# Rows
↓

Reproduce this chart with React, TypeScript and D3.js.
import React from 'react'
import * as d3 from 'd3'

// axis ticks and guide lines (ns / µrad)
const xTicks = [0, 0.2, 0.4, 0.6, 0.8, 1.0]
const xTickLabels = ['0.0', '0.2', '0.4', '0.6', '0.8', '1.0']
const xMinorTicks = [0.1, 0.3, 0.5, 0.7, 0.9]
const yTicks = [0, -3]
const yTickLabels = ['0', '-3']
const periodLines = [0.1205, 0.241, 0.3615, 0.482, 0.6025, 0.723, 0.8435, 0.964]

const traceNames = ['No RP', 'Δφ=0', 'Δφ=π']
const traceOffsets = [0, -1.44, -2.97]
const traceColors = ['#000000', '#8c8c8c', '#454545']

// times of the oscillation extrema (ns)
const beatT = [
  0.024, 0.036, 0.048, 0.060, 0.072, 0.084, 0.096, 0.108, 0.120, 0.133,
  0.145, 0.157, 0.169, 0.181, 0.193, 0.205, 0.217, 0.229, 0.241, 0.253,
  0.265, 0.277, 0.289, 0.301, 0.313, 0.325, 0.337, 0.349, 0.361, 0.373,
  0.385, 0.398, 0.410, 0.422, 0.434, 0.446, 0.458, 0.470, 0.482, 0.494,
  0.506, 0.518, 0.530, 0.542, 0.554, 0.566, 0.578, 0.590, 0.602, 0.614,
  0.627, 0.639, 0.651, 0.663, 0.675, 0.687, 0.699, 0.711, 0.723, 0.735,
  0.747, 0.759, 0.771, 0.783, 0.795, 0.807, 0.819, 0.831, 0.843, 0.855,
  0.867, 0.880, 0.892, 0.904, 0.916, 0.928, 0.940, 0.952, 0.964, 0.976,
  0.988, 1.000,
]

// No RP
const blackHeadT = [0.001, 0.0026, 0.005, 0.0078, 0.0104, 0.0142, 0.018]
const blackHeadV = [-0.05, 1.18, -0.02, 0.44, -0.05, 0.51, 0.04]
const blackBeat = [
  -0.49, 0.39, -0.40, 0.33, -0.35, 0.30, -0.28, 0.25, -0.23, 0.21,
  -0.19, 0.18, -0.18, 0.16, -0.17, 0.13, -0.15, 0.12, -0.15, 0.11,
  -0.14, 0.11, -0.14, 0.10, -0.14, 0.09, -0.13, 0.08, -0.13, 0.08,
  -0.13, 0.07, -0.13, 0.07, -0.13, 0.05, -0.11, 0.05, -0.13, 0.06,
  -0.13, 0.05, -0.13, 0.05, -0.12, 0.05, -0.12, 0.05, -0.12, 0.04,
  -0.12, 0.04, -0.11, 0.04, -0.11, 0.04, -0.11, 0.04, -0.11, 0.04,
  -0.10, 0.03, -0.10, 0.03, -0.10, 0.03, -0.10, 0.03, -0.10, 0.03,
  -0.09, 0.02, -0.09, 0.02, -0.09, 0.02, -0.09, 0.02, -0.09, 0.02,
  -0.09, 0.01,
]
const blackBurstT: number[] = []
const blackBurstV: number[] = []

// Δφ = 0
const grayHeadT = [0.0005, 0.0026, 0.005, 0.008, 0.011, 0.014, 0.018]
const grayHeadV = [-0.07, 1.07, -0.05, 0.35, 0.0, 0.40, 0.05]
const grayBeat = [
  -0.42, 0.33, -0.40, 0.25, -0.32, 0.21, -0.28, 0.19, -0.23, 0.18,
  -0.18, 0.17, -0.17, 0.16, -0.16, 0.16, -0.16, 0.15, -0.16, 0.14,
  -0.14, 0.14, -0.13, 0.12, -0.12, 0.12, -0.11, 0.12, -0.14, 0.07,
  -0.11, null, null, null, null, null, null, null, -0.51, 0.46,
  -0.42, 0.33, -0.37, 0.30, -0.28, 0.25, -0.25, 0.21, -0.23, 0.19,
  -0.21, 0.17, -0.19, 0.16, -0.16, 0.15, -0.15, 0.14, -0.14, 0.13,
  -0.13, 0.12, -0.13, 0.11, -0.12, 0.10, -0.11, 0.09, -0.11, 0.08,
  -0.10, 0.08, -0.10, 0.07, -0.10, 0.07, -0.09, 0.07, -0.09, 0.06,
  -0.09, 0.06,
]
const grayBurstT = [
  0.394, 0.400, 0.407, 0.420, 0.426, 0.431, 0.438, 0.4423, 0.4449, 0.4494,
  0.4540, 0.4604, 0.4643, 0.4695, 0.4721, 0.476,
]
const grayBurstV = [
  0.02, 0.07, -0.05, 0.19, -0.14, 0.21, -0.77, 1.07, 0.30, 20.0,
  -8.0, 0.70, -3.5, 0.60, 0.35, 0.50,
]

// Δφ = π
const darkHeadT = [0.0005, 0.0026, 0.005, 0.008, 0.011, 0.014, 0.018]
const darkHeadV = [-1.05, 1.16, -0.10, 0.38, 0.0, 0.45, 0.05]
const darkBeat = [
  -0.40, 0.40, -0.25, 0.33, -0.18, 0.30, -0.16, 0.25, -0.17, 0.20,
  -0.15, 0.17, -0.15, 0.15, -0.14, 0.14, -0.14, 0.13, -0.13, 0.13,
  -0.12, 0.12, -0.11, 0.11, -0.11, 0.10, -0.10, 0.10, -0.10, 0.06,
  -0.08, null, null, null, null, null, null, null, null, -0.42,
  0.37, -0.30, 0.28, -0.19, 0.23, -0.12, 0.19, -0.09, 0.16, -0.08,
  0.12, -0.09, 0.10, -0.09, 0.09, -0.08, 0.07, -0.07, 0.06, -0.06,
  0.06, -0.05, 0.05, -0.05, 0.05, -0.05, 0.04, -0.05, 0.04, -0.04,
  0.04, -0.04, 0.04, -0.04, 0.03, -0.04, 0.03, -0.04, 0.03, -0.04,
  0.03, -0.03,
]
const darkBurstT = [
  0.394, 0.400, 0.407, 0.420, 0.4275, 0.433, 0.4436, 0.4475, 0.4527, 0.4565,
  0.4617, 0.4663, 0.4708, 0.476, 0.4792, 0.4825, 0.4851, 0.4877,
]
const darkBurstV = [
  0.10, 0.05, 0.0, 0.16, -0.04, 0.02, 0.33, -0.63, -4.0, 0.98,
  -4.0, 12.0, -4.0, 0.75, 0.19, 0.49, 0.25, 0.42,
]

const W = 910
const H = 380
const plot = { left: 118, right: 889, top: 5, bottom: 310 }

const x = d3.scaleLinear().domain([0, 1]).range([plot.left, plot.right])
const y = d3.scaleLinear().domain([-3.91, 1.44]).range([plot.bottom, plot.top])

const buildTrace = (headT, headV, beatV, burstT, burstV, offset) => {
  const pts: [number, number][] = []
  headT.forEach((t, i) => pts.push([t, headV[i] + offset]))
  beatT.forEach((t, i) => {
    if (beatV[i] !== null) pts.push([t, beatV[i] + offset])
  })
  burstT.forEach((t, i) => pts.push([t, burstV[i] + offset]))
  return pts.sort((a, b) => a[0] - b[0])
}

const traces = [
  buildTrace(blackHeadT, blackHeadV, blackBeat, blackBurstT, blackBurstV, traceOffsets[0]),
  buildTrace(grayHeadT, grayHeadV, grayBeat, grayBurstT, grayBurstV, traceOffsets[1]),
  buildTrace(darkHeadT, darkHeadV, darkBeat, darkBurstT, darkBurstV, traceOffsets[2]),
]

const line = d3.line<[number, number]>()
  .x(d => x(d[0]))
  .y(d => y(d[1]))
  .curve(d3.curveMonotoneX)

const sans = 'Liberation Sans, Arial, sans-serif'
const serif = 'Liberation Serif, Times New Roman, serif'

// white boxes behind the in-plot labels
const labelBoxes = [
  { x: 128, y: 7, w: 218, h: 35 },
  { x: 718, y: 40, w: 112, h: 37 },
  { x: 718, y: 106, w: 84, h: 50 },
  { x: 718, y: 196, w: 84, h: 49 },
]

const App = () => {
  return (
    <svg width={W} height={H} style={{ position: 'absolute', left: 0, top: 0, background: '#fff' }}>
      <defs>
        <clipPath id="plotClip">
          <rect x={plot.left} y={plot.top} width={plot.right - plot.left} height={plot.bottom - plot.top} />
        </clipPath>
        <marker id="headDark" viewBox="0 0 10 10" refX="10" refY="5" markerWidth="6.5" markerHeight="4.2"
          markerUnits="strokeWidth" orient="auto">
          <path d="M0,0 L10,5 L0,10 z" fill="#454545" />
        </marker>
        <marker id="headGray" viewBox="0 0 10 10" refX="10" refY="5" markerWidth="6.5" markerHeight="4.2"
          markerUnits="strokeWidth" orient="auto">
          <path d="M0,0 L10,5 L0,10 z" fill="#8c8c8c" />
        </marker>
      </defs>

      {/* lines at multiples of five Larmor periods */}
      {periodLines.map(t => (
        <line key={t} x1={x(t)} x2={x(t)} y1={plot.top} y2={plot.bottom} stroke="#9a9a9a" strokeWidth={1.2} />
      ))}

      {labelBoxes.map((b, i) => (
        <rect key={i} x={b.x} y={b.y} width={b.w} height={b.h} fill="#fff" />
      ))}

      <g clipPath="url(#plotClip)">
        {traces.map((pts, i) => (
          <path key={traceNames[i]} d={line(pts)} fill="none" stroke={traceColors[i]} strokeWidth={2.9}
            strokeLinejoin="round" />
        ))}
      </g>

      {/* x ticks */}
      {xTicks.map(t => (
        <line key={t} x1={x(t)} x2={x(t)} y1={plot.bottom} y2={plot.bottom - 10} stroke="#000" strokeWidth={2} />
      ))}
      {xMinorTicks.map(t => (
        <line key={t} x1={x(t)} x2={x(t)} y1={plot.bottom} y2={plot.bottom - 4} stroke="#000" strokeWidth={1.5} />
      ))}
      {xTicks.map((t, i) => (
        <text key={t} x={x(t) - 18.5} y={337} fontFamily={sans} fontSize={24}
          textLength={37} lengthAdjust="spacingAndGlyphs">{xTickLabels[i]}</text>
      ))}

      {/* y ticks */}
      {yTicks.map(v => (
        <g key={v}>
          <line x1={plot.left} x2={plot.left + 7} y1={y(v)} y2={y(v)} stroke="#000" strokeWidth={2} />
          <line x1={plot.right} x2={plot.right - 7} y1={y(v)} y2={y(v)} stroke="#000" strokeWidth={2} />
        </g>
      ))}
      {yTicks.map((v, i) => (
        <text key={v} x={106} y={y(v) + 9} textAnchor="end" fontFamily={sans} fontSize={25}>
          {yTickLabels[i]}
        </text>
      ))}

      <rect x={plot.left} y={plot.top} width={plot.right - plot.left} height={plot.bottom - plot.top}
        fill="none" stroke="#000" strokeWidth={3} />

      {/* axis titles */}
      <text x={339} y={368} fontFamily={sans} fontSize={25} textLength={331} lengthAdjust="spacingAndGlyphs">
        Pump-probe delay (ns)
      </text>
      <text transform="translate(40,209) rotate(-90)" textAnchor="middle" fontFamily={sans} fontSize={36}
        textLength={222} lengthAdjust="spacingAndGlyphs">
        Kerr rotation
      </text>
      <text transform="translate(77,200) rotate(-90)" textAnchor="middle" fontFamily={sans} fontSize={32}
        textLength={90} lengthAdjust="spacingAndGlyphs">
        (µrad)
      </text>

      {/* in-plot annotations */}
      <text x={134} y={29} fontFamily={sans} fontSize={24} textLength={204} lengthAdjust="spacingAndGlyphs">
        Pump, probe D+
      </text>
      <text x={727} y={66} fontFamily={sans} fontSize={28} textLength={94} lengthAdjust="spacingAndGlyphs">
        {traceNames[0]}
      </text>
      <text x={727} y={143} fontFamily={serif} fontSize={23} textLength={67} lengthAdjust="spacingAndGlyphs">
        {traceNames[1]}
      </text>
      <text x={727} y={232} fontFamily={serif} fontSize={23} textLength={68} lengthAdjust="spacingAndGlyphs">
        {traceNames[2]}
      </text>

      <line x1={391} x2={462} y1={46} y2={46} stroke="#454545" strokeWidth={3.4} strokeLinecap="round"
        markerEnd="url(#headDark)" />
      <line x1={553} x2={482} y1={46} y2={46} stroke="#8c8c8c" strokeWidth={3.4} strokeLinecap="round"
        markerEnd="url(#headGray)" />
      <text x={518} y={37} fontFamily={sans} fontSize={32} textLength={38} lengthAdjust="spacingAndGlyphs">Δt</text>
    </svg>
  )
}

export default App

↑
↓

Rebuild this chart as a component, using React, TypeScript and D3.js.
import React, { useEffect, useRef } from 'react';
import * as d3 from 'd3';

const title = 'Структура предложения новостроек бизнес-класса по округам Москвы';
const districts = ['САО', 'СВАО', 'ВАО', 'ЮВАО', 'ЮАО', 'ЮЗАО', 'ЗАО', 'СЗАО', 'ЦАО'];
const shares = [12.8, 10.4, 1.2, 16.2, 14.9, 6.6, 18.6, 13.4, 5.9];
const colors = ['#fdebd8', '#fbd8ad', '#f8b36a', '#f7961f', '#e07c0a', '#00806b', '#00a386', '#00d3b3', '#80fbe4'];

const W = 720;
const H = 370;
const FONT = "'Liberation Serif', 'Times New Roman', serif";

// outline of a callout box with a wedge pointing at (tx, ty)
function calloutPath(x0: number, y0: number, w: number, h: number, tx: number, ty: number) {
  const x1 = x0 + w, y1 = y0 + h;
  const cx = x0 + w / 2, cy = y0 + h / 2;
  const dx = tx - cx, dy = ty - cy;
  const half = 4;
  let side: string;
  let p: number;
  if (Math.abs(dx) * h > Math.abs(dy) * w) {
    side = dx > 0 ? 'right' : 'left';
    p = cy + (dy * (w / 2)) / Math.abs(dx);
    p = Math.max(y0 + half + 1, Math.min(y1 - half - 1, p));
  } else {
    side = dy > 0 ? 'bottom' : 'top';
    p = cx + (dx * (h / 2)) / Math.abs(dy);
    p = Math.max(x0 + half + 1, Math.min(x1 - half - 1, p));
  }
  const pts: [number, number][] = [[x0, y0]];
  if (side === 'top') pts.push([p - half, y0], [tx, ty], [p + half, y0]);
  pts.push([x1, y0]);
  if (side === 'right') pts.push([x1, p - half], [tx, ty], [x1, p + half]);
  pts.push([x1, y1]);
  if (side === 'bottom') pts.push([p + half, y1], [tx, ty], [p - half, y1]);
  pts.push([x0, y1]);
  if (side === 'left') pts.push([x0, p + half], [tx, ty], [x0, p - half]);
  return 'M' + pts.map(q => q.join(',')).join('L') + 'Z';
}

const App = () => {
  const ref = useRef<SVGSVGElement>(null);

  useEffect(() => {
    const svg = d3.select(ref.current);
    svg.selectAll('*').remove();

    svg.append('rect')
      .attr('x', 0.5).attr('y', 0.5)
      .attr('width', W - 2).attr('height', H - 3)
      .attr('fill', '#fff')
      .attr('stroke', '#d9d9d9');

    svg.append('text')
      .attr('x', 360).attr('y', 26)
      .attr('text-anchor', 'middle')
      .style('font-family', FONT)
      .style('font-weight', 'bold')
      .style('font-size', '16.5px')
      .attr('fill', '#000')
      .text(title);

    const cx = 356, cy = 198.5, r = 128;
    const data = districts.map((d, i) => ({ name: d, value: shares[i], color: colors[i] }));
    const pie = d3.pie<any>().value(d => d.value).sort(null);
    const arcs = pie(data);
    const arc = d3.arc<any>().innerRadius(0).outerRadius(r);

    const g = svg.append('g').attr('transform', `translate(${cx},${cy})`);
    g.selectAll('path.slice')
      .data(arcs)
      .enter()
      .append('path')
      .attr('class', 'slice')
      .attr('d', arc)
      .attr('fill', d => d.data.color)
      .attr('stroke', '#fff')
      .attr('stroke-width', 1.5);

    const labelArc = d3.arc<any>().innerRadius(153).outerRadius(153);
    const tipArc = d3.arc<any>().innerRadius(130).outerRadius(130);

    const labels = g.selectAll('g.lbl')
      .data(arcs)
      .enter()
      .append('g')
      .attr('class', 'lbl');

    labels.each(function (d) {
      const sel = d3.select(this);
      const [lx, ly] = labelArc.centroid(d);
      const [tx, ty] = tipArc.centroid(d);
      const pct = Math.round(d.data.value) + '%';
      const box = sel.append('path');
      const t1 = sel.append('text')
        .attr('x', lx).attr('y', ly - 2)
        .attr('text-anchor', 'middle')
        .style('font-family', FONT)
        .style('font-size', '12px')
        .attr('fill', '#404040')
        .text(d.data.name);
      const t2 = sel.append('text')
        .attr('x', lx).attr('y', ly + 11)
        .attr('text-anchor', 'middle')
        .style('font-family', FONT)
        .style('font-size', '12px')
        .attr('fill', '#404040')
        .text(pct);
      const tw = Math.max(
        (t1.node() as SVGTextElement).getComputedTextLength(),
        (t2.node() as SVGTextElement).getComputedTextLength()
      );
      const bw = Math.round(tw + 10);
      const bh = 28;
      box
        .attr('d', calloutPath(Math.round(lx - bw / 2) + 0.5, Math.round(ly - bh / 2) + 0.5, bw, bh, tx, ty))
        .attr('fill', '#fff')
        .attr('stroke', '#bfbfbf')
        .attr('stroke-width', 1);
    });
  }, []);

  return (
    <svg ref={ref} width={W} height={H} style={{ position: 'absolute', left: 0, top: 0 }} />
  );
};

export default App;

↑

# To do
Find "React". Copy every line it occurs in.

# Solution to the problem
Reproduce this chart with React, TypeScript and D3.js.
import React from 'react'
Rebuild this chart as a component, using React, TypeScript and D3.js.
import React, { useEffect, useRef } from 'react';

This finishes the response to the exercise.